Practical Solution Pattern
Adopt a six-stage translation pipeline that converts business requirements into production contracts before a single line of code is written. For each AI capability, produce a formalized objective specification, a data definition document, a model design specification, an integration design, an operations design, and signed acceptance criteria — in that order, with business and technical stakeholders aligned at each step.
This works because requirements gaps, not technical limitations, are the dominant cause of AI project failure. The translation pipeline forces ambiguities to surface when they are cheap to resolve rather than after months of development. Organizations that invest in rigorous requirements translation report 50% fewer change requests during development, 35% faster delivery, and higher stakeholder satisfaction — because the system built matches what stakeholders actually needed, not just what was specified.
References
- Heyn, H.-M., et al. A Systematic Mapping Study on Requirements Engineering for AI-Intensive Systems. arXiv, 2022.

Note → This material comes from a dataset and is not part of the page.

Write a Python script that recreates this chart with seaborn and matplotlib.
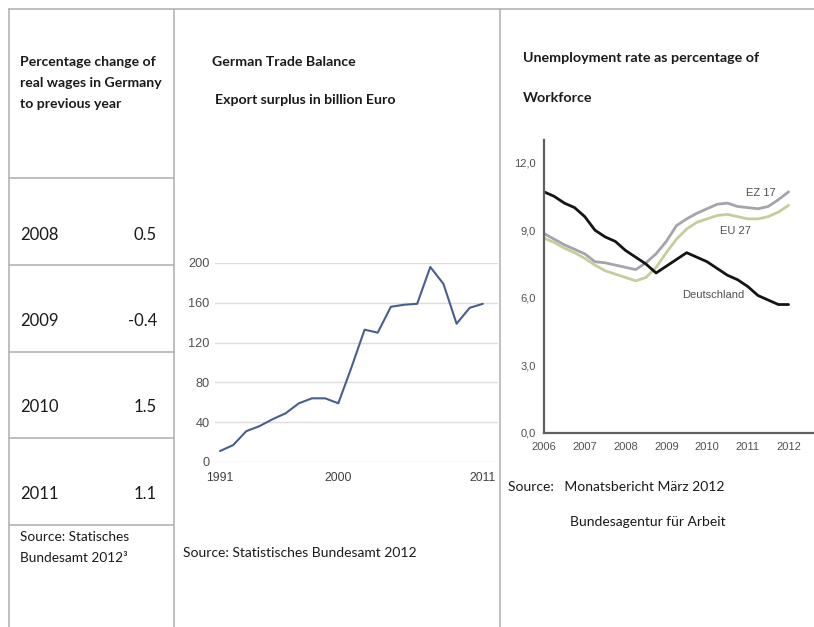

- Harvard Business Review. Keep Your AI Projects on Track. Harvard Business Review, 2023.
- RAND Corporation. Analysis of AI Project Failures. RAND Corporation, 2024.
- Google. Rules of Machine Learning: Best Practices for ML Engineering. Google Developers, 2024.
- Bernstein, M., et al. Winning with AI. MIT Sloan Management Review, 2023.
- Sculley, D., et al. Hidden Technical Debt in Machine Learning Systems. NeurIPS, 2015.